I did a lot of conducting of church choirs from my high school days onward, but had little opportunity to conduct instrumentalists until an opening came up in the middle of a school year at a local high school.  I spent the next two and a half years conducting elementary, jr. high and high school band.  I also started a marching band even thought I had never been in one.  What an experience.

Conducting took the back burner again while I worked on my doctorate in voice, but I did have the opportunity to take an independent, one-on-one, study with conductor, Michael Charry.  He was a very brilliant and kind man.  We didn’t study conducting directly but made a study of musical and performing style through a vast body of orchestral and operatic literature.  I owe a great deal to his insights.

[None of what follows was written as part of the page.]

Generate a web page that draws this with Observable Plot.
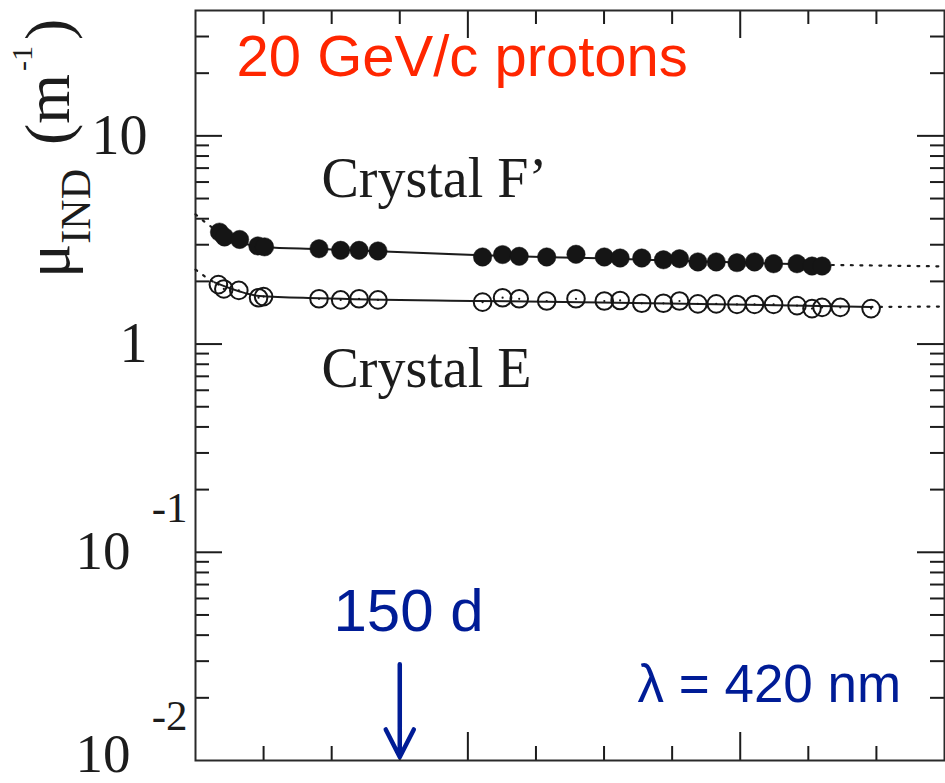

I also picked up tidbits here and there in coaching with conductors such as Thomas Dunn and John Balme.

The next several years found me doing a lot of choral directing in churches.  Then, in the 1990’s I had the privilege of heading up the string program in a small, private school, teaching classroom strings in the elementary and conducting all of the string groups through senior high.  It was not at the level I wished compared to a college or professional ensemble, but it was a very good experience in music education and personally rewarding.

When I returned to the voice faculty at Bob Jones University in 1998, the opportunity soon presented itself to conduct the Chamber String Orchestra.  I have Joan Mulfinger, who had mentored the group, to thank for that privilege.  Sometimes we were able to have brass and winds join us in order to perform symphonic works on our concerts.

When I had done my doctoral work at Boston University, many of my friends in the opera institute told me I should conduct opera.  I wish I had taken that advice seriously at the time and I wish that I had actively pursued that idea.  The opportunity to do that came almost unexpectedly at Bob Jones University in 2002 when I was asked to conducted Lucia di Lammermoor.  Way back in my undergraduate and master’s degree days I had played violin in the orchestra under the sagacious baton of Dr. Dwight Gustafson.  Now he became my beloved mentor through several major opera productions at BJU.

I continue to study.  In 2003 I took part in a week-long opera workshop for conductors with Donald Portnoy.  Christmas vacation 2010, I went to New York to have private lessons with a conductor at the Metropolitan Opera Co., the luminescent Steven White.

Opera provides preparation for a wide variety of conducting.  Many other scores seem somewhat straightforward after having had the scrumptious palate of opera under the baton.  What variety!  In an overture one has an orchestral set piece.  Constantly on one’s toes guiding the orchestra as accompanist is often as challenging as conducting a concerto.  Inherently there is choral conducting as well.  The conductor earns his pay conducting recitative alone, not to mention the challenge of cueing moving targets on the stage.

I’ve always been interested in every aspect of music and in every instrument and every consort or blend of sound.  My baton is alive in my hand and the music reverberating in my mind and heart.  A swirl of creative ideas are waiting eagerly to be unleashed.